[BEGIN]

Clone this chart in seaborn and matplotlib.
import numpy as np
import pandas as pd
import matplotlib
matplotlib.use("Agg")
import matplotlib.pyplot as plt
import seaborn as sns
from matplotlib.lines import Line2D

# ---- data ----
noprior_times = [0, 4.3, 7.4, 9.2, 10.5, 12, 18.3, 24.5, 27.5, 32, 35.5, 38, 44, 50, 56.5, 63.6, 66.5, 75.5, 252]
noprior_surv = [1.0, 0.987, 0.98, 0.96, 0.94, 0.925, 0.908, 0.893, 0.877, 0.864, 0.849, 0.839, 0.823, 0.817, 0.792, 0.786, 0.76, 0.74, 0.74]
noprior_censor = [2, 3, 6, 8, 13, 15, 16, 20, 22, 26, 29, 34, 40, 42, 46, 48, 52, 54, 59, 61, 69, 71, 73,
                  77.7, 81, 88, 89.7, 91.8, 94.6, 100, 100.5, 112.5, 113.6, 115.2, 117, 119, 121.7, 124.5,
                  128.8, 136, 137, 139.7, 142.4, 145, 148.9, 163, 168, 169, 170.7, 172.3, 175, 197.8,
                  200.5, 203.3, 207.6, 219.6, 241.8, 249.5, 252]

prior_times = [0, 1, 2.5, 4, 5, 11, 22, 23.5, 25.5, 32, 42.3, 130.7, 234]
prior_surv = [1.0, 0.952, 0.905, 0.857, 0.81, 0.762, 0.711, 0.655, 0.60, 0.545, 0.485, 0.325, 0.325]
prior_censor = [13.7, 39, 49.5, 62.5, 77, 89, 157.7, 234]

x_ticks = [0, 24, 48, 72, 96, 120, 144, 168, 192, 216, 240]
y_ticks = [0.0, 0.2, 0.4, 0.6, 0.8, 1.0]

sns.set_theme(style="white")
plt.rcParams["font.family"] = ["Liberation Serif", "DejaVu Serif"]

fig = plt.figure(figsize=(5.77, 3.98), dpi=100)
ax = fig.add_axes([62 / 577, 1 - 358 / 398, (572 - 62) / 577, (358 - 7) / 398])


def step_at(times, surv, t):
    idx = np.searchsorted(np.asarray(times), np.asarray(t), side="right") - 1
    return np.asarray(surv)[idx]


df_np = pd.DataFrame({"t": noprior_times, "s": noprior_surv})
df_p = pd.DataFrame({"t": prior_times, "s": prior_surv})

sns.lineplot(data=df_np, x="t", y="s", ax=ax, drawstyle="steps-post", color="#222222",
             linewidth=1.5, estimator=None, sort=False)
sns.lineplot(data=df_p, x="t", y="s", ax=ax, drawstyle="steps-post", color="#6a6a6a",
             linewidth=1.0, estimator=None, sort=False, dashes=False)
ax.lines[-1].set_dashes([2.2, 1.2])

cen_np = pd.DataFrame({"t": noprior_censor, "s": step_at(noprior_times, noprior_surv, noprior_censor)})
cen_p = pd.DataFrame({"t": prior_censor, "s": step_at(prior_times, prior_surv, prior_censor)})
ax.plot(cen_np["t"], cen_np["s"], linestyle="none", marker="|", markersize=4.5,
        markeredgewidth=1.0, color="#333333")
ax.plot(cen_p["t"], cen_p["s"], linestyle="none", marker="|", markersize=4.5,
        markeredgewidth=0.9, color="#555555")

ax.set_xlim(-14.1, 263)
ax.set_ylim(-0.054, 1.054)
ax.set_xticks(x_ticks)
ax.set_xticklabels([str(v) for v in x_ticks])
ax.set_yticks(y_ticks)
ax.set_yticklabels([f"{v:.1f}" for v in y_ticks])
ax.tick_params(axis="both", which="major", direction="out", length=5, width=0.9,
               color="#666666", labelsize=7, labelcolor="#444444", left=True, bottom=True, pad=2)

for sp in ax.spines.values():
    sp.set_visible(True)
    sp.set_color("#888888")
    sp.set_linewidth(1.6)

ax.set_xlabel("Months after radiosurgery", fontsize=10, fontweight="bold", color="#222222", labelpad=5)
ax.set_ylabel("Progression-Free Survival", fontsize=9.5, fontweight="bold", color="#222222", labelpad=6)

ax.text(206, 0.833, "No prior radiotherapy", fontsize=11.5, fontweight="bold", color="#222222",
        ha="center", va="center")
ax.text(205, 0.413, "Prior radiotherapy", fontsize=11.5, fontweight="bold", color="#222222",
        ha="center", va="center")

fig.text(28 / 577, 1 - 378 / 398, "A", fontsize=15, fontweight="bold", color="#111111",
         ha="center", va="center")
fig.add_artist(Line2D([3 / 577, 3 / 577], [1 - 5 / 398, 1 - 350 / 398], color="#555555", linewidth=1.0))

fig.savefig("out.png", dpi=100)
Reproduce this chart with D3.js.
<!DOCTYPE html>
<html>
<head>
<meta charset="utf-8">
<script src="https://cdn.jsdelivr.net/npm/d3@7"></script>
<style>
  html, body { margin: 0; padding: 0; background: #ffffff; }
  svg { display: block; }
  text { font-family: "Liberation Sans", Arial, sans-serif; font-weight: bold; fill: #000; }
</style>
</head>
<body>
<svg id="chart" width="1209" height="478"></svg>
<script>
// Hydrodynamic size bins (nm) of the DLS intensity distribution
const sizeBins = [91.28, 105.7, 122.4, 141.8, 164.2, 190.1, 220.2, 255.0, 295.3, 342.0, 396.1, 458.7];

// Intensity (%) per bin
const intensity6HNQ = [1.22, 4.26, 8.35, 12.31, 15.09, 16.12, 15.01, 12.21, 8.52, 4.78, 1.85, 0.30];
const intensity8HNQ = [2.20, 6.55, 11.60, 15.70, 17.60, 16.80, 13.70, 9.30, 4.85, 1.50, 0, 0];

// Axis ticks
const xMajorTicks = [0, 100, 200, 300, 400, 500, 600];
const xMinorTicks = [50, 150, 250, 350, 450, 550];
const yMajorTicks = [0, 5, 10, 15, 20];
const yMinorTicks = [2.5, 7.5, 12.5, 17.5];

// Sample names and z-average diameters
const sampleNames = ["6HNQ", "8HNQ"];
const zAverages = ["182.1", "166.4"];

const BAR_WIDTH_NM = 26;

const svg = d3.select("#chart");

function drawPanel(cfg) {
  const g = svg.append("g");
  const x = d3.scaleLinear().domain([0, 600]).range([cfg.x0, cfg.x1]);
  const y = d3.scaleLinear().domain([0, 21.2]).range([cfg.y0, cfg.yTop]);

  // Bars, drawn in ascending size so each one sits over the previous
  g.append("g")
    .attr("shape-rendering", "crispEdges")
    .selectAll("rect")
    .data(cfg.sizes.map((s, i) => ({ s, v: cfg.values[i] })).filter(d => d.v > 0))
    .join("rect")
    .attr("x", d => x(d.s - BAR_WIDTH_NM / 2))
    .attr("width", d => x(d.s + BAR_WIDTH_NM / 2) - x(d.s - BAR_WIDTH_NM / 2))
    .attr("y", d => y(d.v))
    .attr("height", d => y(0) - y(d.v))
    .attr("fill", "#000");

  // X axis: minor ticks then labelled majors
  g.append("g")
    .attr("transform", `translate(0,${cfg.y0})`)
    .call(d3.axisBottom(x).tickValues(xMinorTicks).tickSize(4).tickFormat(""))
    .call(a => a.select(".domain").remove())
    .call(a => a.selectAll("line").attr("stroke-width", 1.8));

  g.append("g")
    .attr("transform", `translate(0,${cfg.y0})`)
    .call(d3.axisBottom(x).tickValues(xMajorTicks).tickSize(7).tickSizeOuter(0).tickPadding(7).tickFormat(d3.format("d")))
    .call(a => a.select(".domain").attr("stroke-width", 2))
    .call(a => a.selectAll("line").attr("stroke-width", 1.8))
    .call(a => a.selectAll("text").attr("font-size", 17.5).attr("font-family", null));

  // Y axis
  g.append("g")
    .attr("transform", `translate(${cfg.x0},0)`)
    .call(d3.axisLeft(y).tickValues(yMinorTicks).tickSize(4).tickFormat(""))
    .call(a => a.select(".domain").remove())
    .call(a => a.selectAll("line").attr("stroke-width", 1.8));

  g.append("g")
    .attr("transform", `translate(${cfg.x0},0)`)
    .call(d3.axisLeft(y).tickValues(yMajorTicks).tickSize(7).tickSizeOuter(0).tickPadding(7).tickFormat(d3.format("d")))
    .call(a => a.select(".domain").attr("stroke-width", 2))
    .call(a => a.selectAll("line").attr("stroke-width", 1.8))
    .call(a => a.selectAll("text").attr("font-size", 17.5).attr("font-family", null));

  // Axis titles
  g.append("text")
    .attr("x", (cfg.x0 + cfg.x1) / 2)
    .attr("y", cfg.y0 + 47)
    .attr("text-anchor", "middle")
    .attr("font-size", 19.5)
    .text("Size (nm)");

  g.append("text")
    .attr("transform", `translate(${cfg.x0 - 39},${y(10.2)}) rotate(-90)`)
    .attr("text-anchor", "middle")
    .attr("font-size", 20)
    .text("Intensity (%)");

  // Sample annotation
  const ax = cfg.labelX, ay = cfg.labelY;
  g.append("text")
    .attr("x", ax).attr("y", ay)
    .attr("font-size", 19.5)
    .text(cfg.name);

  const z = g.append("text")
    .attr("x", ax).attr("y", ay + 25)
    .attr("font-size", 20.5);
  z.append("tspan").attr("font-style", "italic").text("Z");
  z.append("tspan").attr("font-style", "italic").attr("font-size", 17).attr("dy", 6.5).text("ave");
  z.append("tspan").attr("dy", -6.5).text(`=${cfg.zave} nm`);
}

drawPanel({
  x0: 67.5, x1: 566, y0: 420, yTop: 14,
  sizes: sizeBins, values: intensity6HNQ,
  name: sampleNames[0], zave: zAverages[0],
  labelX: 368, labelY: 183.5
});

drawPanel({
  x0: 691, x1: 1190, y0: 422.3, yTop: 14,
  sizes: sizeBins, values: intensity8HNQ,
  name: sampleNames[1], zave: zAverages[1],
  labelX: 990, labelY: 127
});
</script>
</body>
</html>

[END]
[BEGIN]

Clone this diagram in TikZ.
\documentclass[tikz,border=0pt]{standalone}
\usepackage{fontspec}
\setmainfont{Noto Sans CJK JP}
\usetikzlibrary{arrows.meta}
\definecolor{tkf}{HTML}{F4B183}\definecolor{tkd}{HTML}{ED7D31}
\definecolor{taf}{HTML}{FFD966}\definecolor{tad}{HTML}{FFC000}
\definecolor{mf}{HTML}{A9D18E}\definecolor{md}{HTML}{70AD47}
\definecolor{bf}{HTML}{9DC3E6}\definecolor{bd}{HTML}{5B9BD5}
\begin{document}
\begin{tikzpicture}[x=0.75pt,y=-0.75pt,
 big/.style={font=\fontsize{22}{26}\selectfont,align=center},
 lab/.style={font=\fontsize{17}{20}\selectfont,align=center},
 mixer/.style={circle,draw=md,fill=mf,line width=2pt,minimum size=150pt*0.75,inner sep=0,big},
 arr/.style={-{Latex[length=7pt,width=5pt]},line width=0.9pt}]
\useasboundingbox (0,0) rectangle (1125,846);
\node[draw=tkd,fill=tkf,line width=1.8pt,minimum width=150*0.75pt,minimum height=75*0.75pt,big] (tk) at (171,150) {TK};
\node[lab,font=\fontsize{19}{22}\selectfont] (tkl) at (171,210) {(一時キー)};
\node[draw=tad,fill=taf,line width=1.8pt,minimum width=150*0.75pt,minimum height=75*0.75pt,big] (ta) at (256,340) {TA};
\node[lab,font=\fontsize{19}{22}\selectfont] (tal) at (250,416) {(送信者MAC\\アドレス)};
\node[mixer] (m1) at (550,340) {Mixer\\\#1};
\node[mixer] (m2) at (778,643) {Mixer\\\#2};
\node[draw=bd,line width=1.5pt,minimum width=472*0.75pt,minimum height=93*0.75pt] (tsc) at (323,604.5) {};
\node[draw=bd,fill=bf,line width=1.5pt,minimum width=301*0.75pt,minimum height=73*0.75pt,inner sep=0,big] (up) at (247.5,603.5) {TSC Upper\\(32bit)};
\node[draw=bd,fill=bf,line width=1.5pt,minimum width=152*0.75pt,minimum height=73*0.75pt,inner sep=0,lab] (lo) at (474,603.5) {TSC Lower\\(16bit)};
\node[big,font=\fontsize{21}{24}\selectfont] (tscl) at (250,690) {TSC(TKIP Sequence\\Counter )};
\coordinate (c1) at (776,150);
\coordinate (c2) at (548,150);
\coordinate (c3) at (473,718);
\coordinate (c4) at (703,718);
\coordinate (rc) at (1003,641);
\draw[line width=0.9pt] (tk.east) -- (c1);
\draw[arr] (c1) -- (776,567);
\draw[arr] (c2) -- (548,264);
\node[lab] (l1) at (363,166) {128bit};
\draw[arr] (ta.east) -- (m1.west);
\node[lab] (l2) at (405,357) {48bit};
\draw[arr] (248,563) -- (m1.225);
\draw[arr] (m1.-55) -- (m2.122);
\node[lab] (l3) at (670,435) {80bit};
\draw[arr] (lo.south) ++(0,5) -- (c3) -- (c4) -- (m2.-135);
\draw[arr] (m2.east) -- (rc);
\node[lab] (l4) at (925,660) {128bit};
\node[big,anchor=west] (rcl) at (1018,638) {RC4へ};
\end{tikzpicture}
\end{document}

[END]

Look through the material above and print exactly the lines from the one containing "Reproduce this chart with D3.js." to the one containing "342.0, 396.1, 458.7];", both included, and nothing more.

-- COMPLETE OUTPUT --
Reproduce this chart with D3.js.
<!DOCTYPE html>
<html>
<head>
<meta charset="utf-8">
<script src="https://cdn.jsdelivr.net/npm/d3@7"></script>
<style>
  html, body { margin: 0; padding: 0; background: #ffffff; }
  svg { display: block; }
  text { font-family: "Liberation Sans", Arial, sans-serif; font-weight: bold; fill: #000; }
</style>
</head>
<body>
<svg id="chart" width="1209" height="478"></svg>
<script>
// Hydrodynamic size bins (nm) of the DLS intensity distribution
const sizeBins = [91.28, 105.7, 122.4, 141.8, 164.2, 190.1, 220.2, 255.0, 295.3, 342.0, 396.1, 458.7];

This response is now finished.